My take away from the march, which was more of a carnival, was ULC president Joe Ajaero's response to women's demand for a female president by 2019. According to him, while this is desirable however charity must begin at home. Even in d unions dat are expected to stand for women, women are relegated to the background such that female-dominated unions like the Nigerian Union of Teachers (NUT) and the National Association of Nigeria Nurses and Midwives (NANNM) have never produced female union presidents.
To me, this statement from a member of the labour aristocracy is unfortunately correct but it is not an indictment of women workers, even though that appeared to be Ajaero's intention, but of the labour bureaucracies who have successfully alienated both rank-and-file male and female workers from active involvement and participation in the unions through the killing of democracy in the unions as well as the successful replacement of historical labour militancy with so-called responsible unionism - a false theory favoured by the labour bureaucracy which posits the possibility of peaceful coexistence and cooperation between capital and labour. The result of this completely erroneous idea are the rotten compromises, lack of initiative and the complete inability to envision the possibility of an alternative system different to capitalism that has become the defining feature of the labour movement in Nigeria and beyond.

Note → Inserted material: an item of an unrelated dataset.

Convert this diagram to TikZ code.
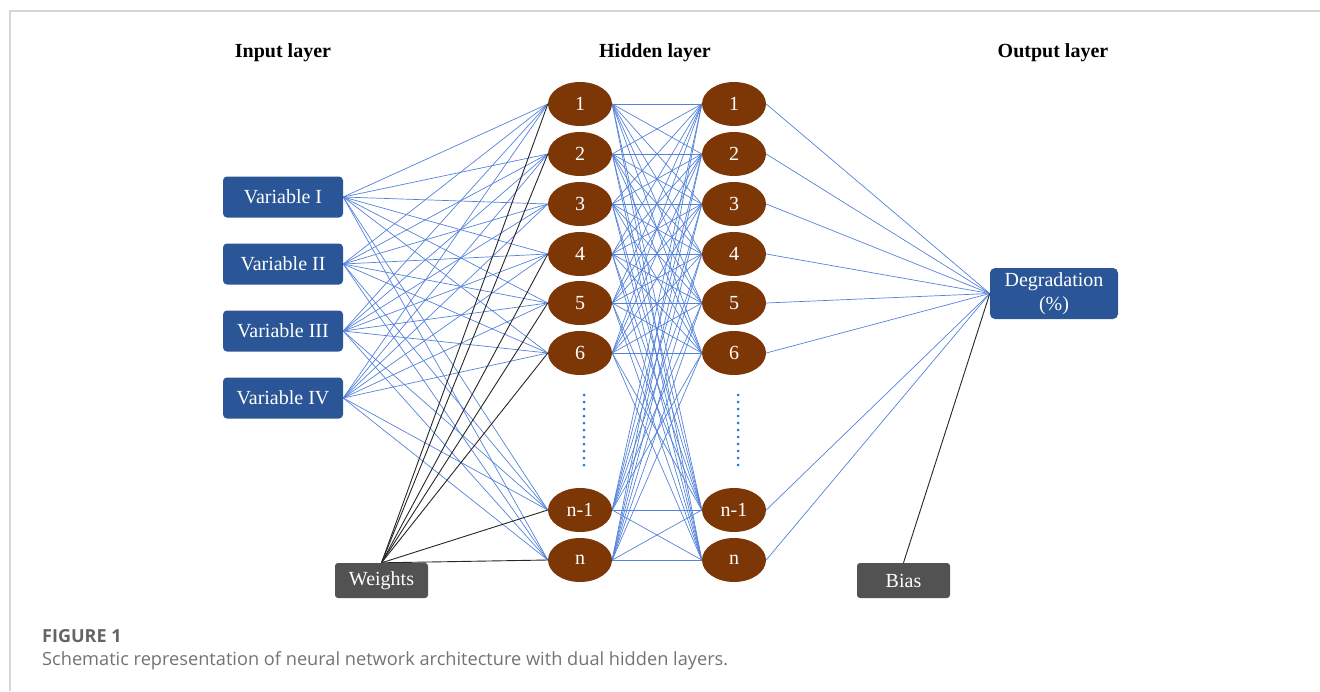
\documentclass[tikz,border=0pt]{standalone}
\usepackage{fontspec}
\setmainfont{Liberation Serif}
\newfontfamily\capfont{Open Sans}
\usetikzlibrary{shapes.geometric,backgrounds}
\definecolor{inblue}{RGB}{42,85,150}
\definecolor{nbrown}{RGB}{125,54,6}
\definecolor{wgray}{RGB}{82,82,82}
\definecolor{lblue}{RGB}{84,130,218}
\definecolor{dblue}{RGB}{36,116,208}
\definecolor{framegray}{RGB}{214,214,214}
\definecolor{capgray}{RGB}{100,100,100}
\definecolor{capgrayl}{RGB}{115,115,115}
\begin{document}
\begin{tikzpicture}[x=1pt,y=-1pt,
  lbl/.style={font=\fontsize{20}{24}\selectfont, text=white, inner sep=0pt},
  inbox/.style={lbl, fill=inblue, rounded corners=4pt, minimum width=120pt, minimum height=41pt},
  hnode/.style={lbl, ellipse, fill=nbrown, minimum width=64pt, minimum height=44pt},
  gbox/.style={lbl, fill=wgray, rounded corners=3pt, minimum width=93pt, minimum height=35pt},
  outbox/.style={lbl, fill=inblue, rounded corners=5pt, minimum width=128pt, minimum height=51pt, align=center},
  title/.style={font=\bfseries\fontsize{20}{24}\selectfont},
  wire/.style={lblue, line width=0.7pt},
  bwire/.style={black!85, line width=0.9pt},
  vdots/.style={dblue, line width=3pt, line cap=round, dash pattern=on 0pt off 7pt},
  framel/.style={framegray, line width=1.2pt},
  capa/.style={anchor=base west, inner sep=0pt, text=capgray, font=\capfont\bfseries\fontsize{18}{20}\selectfont},
  capb/.style={anchor=base west, inner sep=0pt, text=capgrayl, font=\capfont\fontsize{18.2}{20}\selectfont}
]
\useasboundingbox (0,0) rectangle (1320,691);
% frame
\coordinate (fr0) at (10,11);
\coordinate (fr1) at (1320,11);
\coordinate (fr2) at (10,691);
\draw[framel] (fr1) -- (fr0) -- (fr2);
% titles
\node[title] (t1) at (283,53) {Input layer};
\node[title] (t2) at (655,53) {Hidden layer};
\node[title] (t3) at (1053,53) {Output layer};
% inputs
\node[inbox] (v1) at (283,197) {Variable I};
\node[inbox] (v2) at (283,264) {Variable II};
\node[inbox] (v3) at (283,331) {Variable III};
\node[inbox] (v4) at (283,398) {Variable IV};
% hidden layers
\foreach \i/\y/\t in {1/104/1,2/154/2,3/204/3,4/254/4,5/303/5,6/353/6,7/510/n-1,8/560/n}{
  \node[hnode] (a\i) at (580,\y) {\t};
  \node[hnode] (b\i) at (734,\y) {\t};
}
% output, weights, bias
\node[outbox] (out) at (1054,293.5) {Degradation\\(\%)};
\node[gbox] (w) at (381.5,580.5) {Weights};
\node[gbox] (bias) at (903.5,580.5) {Bias};
% dots
\coordinate (d1s) at (584,395);
\coordinate (d1e) at (584,472);
\coordinate (d2s) at (738,395);
\coordinate (d2e) at (738,472);
\begin{pgfonlayer}{background}
\foreach \v in {1,...,4}{\foreach \i in {1,...,8}{\draw[wire] (v\v.east) -- (a\i.west);}}
\foreach \i in {1,...,8}{\foreach \j in {1,...,8}{\draw[wire] (a\i.east) -- (b\j.west);}}
\foreach \j in {1,...,8}{\draw[wire] (b\j.east) -- (out.west);}
\foreach \i in {1,2,4,5,6,7,8}{\draw[bwire] (w.north) -- (a\i.west);}
\draw[bwire] (bias.north) -- (out.west);
\draw[vdots] (d1s) -- (d1e);
\draw[vdots] (d2s) -- (d2e);
\end{pgfonlayer}
% caption
\node[capa] (c1) at (42,642) {FIGURE 1};
\node[capb] (c2) at (42,665) {Schematic representation of neural network architecture with dual hidden layers.};
\end{tikzpicture}
\end{document}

Women Committee of the United Labour Congress (ULC) |
As we marched along the road with everyone gyrating to drumbeats and different rhythm bellowing from trumpets, I couldnt help thinking of d generation of women who originated the idea of a women's day. These were the militant Petrogad female textile workers whose strikes and militant marches starting on 8th March 1917 (23 February according to the old Russian calendar) detonated the 1917 Russian revolution which in October of the same year led to the coming to power of the working class headed by the Bolshevik party - the most revolutionary working class party in history and the most conscious of the oppression of women and the fact that the socialist revolution cannot be complete until women are free.
The achievement of the young workers state in Russia at the time were tremendous especially in lifting women out of the shadows into which they were hitherto condemned by class society and Tsarism. The right to vote, right to education, abortion right, equality between the sexes, ease of divorce, equal pay for equal work, communal kitchens and laundries, participation in political life were some of these accomplishments which at the time were yet to be achieved by some of the most advanced capitalist countries then. However the rise of Stalinism, made possible by the war of intervention and the defeat of workers revolutions in Germany and other countries, undermined these progress. As a privileged bureaucratic caste milking the proceeds of the planned economy, Stalinism just like Tsarism abhored the liberation of women and instead wanted women to know their place and be submissive to men. Stalinism position on women, just as its position on economy, politics, class struggle and every other thing, has nothing to do with the genuine ideas of socialism as represented by Lenin's Bolshevik party and defended by Leon Trotsky.
As we mark the centenary of the 1917 Russian revolution this year, it is important to note that the lessons of the revolution are relevant and indeed invaluable both for today's struggle against oppression of women in the home, school, community and workplace and the struggle to overthrow capitalism.